Last Round Boxing Gym Faces Knockout Punch
They began rolling in about 5 p.m.
There were several black teen-age boys looking tough in their red and blue sweat suits; a young Latino man sporting firm biceps and determined brown eyes, and an olive-skinned Anglo with the short-cropped hair of a punk rocker.
For awhile they hung out together, chatting amiably and sipping Gatorade. Then as the rhythmic jolts of rap music on the stereo began energizing the gym with a primordial beat, the youngsters gradually rose to the call. Staring at their own images in mirrors, they threw shadow punches in the air with tightly wrapped wrists. Some touched their toes or lifted iron weights. Others pulled on boxing gloves to spar in the ring.
Just a typical weekday evening at the American Fitness Gym on one of the most barren stretches of Long Beach Boulevard in this city’s economically depressed central area. For nearly a decade, owners say, the grimy boxing gym has served as a beacon to inner-city youths, pointing to a life outside the ghetto. Dreaming of Muhammad Ali and Mike Tyson, they have come here in droves, leaving the dangerous streets behind them to beat up punching bags instead of each other.
“Most of them are tired of being pushed around,” said owner Charles Williams, 44. “They want to be able to express themselves and to identify with something positive. It’s a way to escape from the neighborhood, to widen their vision, to shake hands with people other than the home boys on the block. For minority kids, this is a way out.”
But it is a way that is about to be closed. Faced with mounting costs, Williams says his gym--the last of its kind in Long Beach since the Seaside Gym disappeared five years ago--is on the brink of shutting its doors. In fact, he says, unless he can make up about $15,000 in back payments almost immediately, the place is likely to go into foreclosure within a month.
“It makes me very sad,” Williams said. “I wonder about all the kids.”
It was wondering about one of his own kids, in fact, that inspired him to open the gym in the first place. A native of Iowa and former owner of a window-cleaning business, Williams is also a retired amateur boxer and lifelong aficionado of the sport. So in 1979 when his 7-year-old son showed a propensity for boxing, Williams says, he decided to train him himself.
“I began thinking about my baby boy,” he said. “I wanted to see what I could do if I put boxing gloves in front of him instead of trains.”
Instead of relying on the vagaries of other trainers, Williams, who is divorced, leased a 10,500-square-foot tropical fish store on Long Beach Boulevard and began the laborious process of converting it into a gymnasium, including upstairs living quarters for himself and his five children.
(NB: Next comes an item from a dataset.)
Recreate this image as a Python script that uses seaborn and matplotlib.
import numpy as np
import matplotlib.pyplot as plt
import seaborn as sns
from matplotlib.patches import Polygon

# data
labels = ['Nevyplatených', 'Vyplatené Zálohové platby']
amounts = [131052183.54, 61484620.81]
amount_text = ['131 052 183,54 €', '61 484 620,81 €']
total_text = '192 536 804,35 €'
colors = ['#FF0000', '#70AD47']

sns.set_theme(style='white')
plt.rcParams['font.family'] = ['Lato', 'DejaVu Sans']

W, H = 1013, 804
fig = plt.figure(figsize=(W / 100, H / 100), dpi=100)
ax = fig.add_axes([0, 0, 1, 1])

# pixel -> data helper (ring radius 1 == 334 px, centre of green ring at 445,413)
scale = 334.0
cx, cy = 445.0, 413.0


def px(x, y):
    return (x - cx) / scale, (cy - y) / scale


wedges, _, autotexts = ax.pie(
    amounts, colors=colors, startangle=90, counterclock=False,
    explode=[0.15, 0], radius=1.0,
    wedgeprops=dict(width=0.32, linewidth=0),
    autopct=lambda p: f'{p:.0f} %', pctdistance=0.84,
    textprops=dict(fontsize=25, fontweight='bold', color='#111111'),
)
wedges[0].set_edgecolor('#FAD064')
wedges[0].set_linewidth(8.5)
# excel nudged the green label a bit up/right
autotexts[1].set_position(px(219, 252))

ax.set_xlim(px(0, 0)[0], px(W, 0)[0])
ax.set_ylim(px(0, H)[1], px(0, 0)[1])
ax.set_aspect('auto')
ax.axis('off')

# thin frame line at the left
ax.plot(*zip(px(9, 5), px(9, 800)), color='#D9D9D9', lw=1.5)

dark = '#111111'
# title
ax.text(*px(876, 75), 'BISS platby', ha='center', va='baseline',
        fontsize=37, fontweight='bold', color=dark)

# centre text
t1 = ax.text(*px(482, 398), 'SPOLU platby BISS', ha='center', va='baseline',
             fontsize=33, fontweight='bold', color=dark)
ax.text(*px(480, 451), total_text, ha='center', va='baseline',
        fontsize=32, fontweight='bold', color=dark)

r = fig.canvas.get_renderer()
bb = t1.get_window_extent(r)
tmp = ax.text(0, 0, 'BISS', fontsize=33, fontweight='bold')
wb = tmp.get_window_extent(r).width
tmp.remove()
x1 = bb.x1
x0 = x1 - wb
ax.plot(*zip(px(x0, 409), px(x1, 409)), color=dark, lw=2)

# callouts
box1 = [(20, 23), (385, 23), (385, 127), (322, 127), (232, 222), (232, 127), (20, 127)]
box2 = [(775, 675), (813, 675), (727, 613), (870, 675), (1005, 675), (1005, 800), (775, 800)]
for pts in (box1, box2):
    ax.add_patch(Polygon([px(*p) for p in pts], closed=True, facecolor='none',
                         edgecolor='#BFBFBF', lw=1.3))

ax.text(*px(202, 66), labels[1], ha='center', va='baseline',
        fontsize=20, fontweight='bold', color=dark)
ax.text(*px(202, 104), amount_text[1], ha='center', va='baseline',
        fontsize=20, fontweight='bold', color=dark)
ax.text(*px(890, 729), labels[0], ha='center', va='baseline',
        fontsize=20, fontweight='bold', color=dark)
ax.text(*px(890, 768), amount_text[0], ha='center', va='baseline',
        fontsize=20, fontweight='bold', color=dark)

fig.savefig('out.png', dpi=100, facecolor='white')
For a time things went well. The gym built up a sizable number of regulars, especially among black inner-city youths. Muhammad Ali has visited the place no fewer than eight times, Williams said. And Williams’ son, Jeremy, now 16, has blossomed into a national heavyweight champion who won a gold medal in the Junior Olympics last year. The youth is seen as a bright prospect for the Barcelona Olympics in 1992.
Lease Ran Out
But two years ago Williams’ lease ran out. Exercising an option to buy, he negotiated a deal that gave him title to the gym for $265,000. As a result, his monthly payments--which for years had been $1,100--immediately tripled to $3,320, he said. The mounting deficit was created by the fact that his income did not increase accordingly.
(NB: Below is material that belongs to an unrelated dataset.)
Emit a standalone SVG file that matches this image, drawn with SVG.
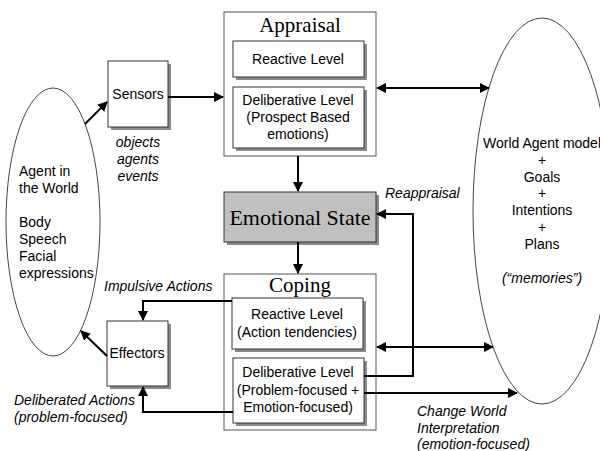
<svg xmlns="http://www.w3.org/2000/svg" width="600" height="451" viewBox="0 0 600 451">
<style>
.box{fill:#fff;stroke:#333;stroke-width:1}
.outer{fill:#fff;stroke:#555;stroke-width:1}
.sh{fill:#8a8a8a}
.t{font-family:"Liberation Sans",Arial,sans-serif;font-size:14px;fill:#000}
.c{text-anchor:middle}
.i{font-style:italic}
.s{font-family:"Liberation Serif","Times New Roman",serif;font-size:21px;fill:#000;text-anchor:middle}
.ln{fill:none;stroke:#000;stroke-width:2}
.ell{fill:none;stroke:#444;stroke-width:1}
</style>
<defs>
<marker id="ah" viewBox="0 0 10 10" refX="9" refY="5" markerWidth="5" markerHeight="5" orient="auto-start-reverse" markerUnits="strokeWidth">
<path d="M0,0 L10,5 L0,10 z" fill="#000"/>
</marker>
</defs>
<rect width="600" height="451" fill="#fff"/>

<g id="agent-world">
<ellipse class="ell" cx="53" cy="222" rx="47" ry="134"/>
<text class="t" x="19" y="176">Agent in</text>
<text class="t" x="19" y="193">the World</text>
<text class="t" x="19" y="227">Body</text>
<text class="t" x="19" y="244">Speech</text>
<text class="t" x="19" y="261">Facial</text>
<text class="t" x="19" y="278">expressions</text>
</g>

<g id="world-model">
<ellipse class="ell" cx="542" cy="211" rx="69" ry="193"/>
<text class="t c" x="542" y="148">World Agent model</text>
<text class="t c" x="542" y="165">+</text>
<text class="t c" x="542" y="182">Goals</text>
<text class="t c" x="542" y="198">+</text>
<text class="t c" x="542" y="215">Intentions</text>
<text class="t c" x="542" y="232">+</text>
<text class="t c" x="542" y="249">Plans</text>
<text class="t c i" x="542" y="283">(“memories”)</text>
</g>

<g id="sensors">
<rect class="sh" x="111" y="64" width="60" height="66"/>
<rect class="box" x="108" y="61" width="60" height="66"/>
<text class="t c" x="138" y="99">Sensors</text>
<text class="t c i" x="138" y="147">objects</text>
<text class="t c i" x="138" y="164">agents</text>
<text class="t c i" x="138" y="181">events</text>
</g>

<g id="effectors">
<rect class="sh" x="110" y="324" width="61" height="65"/>
<rect class="box" x="107" y="321" width="61" height="65"/>
<text class="t c" x="137" y="358">Effectors</text>
</g>

<g id="appraisal">
<rect class="outer" x="224" y="12" width="152" height="144"/>
<text class="s" x="300" y="32">Appraisal</text>
<rect class="sh" x="236" y="44" width="131" height="36"/>
<rect class="box" x="233" y="41" width="131" height="36"/>
<text class="t c" x="298" y="64">Reactive Level</text>
<rect class="sh" x="236" y="90" width="131" height="61"/>
<rect class="box" x="233" y="87" width="131" height="61"/>
<text class="t c" x="298" y="105">Deliberative Level</text>
<text class="t c" x="298" y="122">(Prospect Based</text>
<text class="t c" x="298" y="139">emotions)</text>
</g>

<g id="emotional-state">
<rect class="sh" x="227" y="195" width="152" height="50"/>
<rect x="224" y="192" width="152" height="50" fill="#c0c0c0" stroke="#333" stroke-width="1"/>
<text class="s" x="300" y="225" style="font-size:22px">Emotional State</text>
</g>

<g id="coping">
<rect class="outer" x="224" y="274" width="152" height="156"/>
<text class="s" x="300" y="292">Coping</text>
<rect class="sh" x="235" y="301" width="131" height="51"/>
<rect class="box" x="232" y="298" width="131" height="51"/>
<text class="t c" x="297" y="319">Reactive Level</text>
<text class="t c" x="297" y="337">(Action tendencies)</text>
<rect class="sh" x="236" y="361" width="131" height="65"/>
<rect class="box" x="233" y="358" width="131" height="65"/>
<text class="t c" x="298" y="377">Deliberative Level</text>
<text class="t c" x="298" y="395">(Problem-focused +</text>
<text class="t c" x="298" y="412">Emotion-focused)</text>
</g>

<g id="connectors">
<line class="ln" x1="85" y1="124" x2="107" y2="102" marker-end="url(#ah)"/>
<line class="ln" x1="168" y1="97" x2="223" y2="97" marker-end="url(#ah)"/>
<line class="ln" x1="377" y1="88" x2="489" y2="88" marker-start="url(#ah)" marker-end="url(#ah)"/>
<line class="ln" x1="298" y1="156" x2="298" y2="191" marker-end="url(#ah)"/>
<line class="ln" x1="298" y1="242" x2="298" y2="273" marker-end="url(#ah)"/>
<polyline class="ln" points="364,376 413,376 413,214 377,214" marker-end="url(#ah)"/>
<text class="t i" x="385" y="198">Reappraisal</text>
<line class="ln" x1="377" y1="347" x2="493" y2="347" marker-start="url(#ah)" marker-end="url(#ah)"/>
<line class="ln" x1="364" y1="393" x2="517" y2="393" marker-end="url(#ah)"/>
<text class="t i" x="417" y="416">Change World</text>
<text class="t i" x="417" y="433">Interpretation</text>
<text class="t i" x="417" y="449">(emotion-focused)</text>
<polyline class="ln" points="232,301 143,301 143,320" marker-end="url(#ah)"/>
<text class="t i" x="104" y="291">Impulsive Actions</text>
<polyline class="ln" points="233,412 143,412 143,387" marker-end="url(#ah)"/>
<text class="t i" x="14" y="405">Deliberated Actions</text>
<text class="t i" x="14" y="422">(problem-focused)</text>
<line class="ln" x1="107" y1="356" x2="81" y2="331" marker-end="url(#ah)"/>
</g>
</svg>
Part of the problem, Williams said, is that although he technically charges about $25 per boxing lesson, few of his customers are able to pay. “You can’t collect money from people who don’t have it,” he said. And while the gym has attracted lots of patrons from the immediate neighborhood, its lure has failed to penetrate the more affluent areas whose residents could better help keep it afloat.
Williams says he has already received several pointed letters from the bank and expects to be given a 30-day notice to vacate within a week. “Unless a miracle happens,” he said, “I don’t see (the money) coming.”
Fears for Future
All of which makes him fear for the futures of the 20-or-so young would-be boxers with whom he spends most of his evenings at the gym. With no place to go, he predicts, many will succumb to the gangs and drugs that have already claimed so many of their peers.
“They’ll have to do whatever is happening on the block,” he said. “They’ll find something (like a gang) to be part of in order to survive; you can’t be a loner out there.”
Others in the community echo those sentiments. “My image of the young men who go to that gym is positive,” said Wayne Piercy, principal of Poly High School where many of the gym’s regulars are students. “Any activities that keep students busy help. That’s been one of our problems in the inner city; we just don’t have enough organized activities.”
As the daily workouts continue under the walls plastered with old newspaper clippings, pictures of famous boxers and covers of Ring Magazine, some of the youngsters themselves seem to sense the special precariousness of their situation.
“If it weren’t for this place,” said James Evans, 17, an admitted former gang member who took up boxing two years ago after his cousin was shot in a gang-related incident, “I’d probably be roaming the streets like I used to. If they close it down, where is everybody going to go?”
Jerrel Mosley, 16, had a possible answer. “You’ll have people punching people’s faces instead of bags,” he said.